Requirements
Using the entries shown below, output the line containing "Reproduce this chart with D3.js.", the line containing "0.020e-3, 0, 0, 0];", and every line between them, exactly. Pictures are omitted.

Records for this task
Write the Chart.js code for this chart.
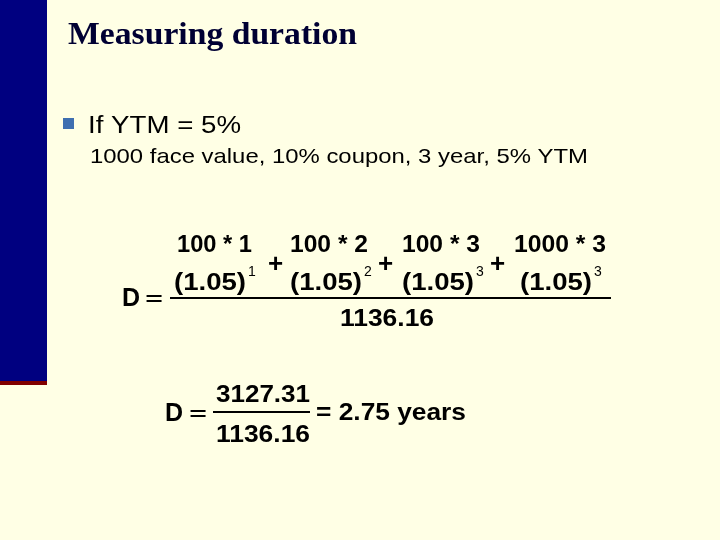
==
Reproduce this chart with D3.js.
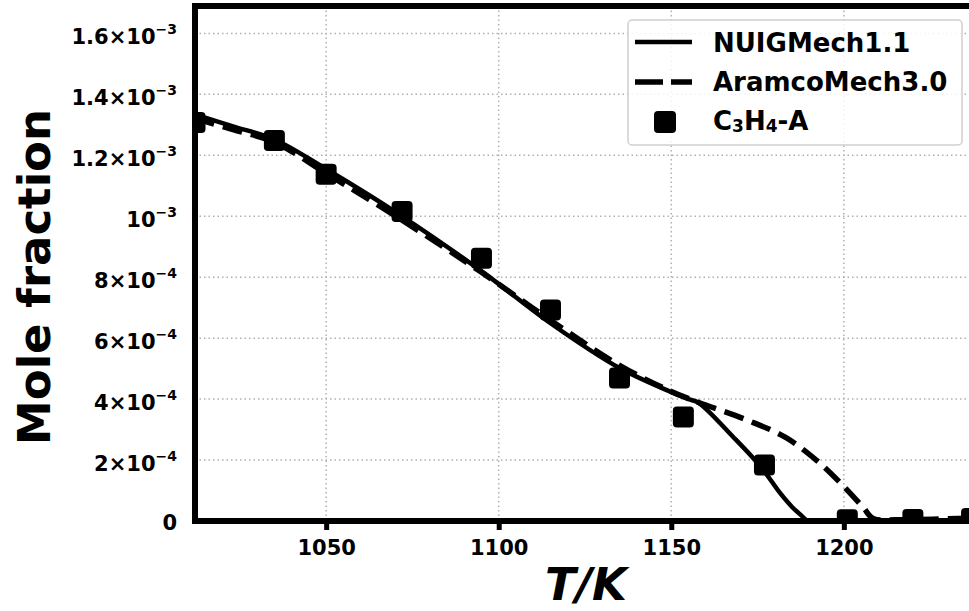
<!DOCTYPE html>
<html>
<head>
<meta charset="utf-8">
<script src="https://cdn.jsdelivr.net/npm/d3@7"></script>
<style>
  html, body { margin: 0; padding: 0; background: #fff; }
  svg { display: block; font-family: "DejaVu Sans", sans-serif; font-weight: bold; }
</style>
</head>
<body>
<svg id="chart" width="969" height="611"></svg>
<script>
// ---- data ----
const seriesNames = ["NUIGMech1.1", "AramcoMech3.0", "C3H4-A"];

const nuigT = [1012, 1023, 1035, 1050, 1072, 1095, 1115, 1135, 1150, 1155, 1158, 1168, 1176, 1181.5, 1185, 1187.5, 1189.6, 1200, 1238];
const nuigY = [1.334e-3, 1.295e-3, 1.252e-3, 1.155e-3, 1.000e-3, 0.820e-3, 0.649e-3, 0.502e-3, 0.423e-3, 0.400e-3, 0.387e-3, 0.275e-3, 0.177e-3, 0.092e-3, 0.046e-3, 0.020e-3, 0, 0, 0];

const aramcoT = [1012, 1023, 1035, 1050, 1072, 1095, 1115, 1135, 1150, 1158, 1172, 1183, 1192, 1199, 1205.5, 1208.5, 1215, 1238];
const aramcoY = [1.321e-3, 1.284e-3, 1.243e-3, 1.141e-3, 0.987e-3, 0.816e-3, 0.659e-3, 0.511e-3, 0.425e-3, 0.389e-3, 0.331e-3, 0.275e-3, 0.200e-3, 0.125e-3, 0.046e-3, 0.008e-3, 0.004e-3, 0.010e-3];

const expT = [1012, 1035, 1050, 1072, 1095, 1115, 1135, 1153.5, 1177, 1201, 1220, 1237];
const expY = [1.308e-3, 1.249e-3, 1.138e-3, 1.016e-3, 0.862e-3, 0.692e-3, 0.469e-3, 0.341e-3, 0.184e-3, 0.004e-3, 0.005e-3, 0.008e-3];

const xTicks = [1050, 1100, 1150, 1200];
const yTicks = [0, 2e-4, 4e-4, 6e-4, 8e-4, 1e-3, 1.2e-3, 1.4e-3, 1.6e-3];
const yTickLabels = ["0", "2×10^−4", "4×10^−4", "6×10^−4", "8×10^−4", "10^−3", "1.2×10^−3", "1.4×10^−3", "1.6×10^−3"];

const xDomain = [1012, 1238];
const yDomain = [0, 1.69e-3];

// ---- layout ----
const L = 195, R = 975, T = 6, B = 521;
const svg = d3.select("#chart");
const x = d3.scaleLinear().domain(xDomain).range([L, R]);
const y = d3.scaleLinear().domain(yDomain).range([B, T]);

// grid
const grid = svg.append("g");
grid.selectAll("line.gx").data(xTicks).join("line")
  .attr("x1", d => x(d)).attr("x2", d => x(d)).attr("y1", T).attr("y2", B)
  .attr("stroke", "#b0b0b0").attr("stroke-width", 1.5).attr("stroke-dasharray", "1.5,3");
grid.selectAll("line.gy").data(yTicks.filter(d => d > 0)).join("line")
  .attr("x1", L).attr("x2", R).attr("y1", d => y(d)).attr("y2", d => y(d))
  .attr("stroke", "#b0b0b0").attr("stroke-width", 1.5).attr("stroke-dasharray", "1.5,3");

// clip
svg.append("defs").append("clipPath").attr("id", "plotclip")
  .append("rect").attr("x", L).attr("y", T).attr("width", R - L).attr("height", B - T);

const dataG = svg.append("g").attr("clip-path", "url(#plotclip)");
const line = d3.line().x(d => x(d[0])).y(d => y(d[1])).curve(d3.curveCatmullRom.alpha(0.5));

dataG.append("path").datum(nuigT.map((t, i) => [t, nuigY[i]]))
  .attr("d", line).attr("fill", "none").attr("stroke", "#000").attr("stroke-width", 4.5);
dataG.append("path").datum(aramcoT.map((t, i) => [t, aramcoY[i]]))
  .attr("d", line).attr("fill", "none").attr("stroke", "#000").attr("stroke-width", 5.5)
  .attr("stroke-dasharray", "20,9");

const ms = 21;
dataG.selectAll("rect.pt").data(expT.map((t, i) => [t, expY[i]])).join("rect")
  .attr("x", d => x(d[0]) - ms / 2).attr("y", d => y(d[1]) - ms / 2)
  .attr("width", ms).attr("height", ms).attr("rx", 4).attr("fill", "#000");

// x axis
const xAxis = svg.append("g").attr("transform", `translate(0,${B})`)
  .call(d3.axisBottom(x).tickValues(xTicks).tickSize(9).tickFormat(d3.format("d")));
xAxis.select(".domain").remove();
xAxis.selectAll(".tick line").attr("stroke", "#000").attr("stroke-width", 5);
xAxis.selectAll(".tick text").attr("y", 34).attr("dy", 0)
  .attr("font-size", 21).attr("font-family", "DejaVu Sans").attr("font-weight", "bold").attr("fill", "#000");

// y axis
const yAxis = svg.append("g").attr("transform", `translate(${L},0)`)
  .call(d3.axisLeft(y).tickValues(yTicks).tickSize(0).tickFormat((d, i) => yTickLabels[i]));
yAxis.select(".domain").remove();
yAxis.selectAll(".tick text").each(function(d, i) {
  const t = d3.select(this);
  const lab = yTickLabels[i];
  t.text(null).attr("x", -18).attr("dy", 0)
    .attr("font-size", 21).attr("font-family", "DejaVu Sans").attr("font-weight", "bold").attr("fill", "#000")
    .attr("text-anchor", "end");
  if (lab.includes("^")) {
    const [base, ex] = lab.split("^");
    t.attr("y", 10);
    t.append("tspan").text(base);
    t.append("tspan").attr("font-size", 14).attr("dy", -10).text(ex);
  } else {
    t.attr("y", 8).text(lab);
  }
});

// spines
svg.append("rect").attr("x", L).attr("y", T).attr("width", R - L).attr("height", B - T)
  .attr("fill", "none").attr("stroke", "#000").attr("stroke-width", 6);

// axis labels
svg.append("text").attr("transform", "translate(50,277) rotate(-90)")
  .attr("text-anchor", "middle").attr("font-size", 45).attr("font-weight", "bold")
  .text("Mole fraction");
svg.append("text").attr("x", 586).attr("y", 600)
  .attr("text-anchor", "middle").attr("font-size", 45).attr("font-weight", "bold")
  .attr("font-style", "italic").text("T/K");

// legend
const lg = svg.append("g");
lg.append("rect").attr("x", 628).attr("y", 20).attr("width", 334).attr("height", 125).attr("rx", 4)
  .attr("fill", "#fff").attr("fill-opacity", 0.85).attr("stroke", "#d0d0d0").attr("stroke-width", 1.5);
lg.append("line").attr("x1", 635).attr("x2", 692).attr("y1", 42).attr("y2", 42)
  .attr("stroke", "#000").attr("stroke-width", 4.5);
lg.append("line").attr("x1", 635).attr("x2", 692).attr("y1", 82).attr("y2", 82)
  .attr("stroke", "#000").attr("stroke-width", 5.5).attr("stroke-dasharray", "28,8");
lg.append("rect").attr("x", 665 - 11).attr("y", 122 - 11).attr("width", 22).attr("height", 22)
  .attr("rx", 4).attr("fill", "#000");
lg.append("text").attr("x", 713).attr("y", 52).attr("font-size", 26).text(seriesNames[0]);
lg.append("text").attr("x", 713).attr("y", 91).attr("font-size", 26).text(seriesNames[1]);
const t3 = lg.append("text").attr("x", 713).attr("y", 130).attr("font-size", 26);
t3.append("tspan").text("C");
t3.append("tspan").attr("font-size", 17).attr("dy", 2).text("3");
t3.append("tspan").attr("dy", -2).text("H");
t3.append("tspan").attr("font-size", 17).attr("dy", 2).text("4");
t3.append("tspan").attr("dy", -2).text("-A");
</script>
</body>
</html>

Full solution
Reproduce this chart with D3.js.
<!DOCTYPE html>
<html>
<head>
<meta charset="utf-8">
<script src="https://cdn.jsdelivr.net/npm/d3@7"></script>
<style>
  html, body { margin: 0; padding: 0; background: #fff; }
  svg { display: block; font-family: "DejaVu Sans", sans-serif; font-weight: bold; }
</style>
</head>
<body>
<svg id="chart" width="969" height="611"></svg>
<script>
// ---- data ----
const seriesNames = ["NUIGMech1.1", "AramcoMech3.0", "C3H4-A"];

const nuigT = [1012, 1023, 1035, 1050, 1072, 1095, 1115, 1135, 1150, 1155, 1158, 1168, 1176, 1181.5, 1185, 1187.5, 1189.6, 1200, 1238];
const nuigY = [1.334e-3, 1.295e-3, 1.252e-3, 1.155e-3, 1.000e-3, 0.820e-3, 0.649e-3, 0.502e-3, 0.423e-3, 0.400e-3, 0.387e-3, 0.275e-3, 0.177e-3, 0.092e-3, 0.046e-3, 0.020e-3, 0, 0, 0];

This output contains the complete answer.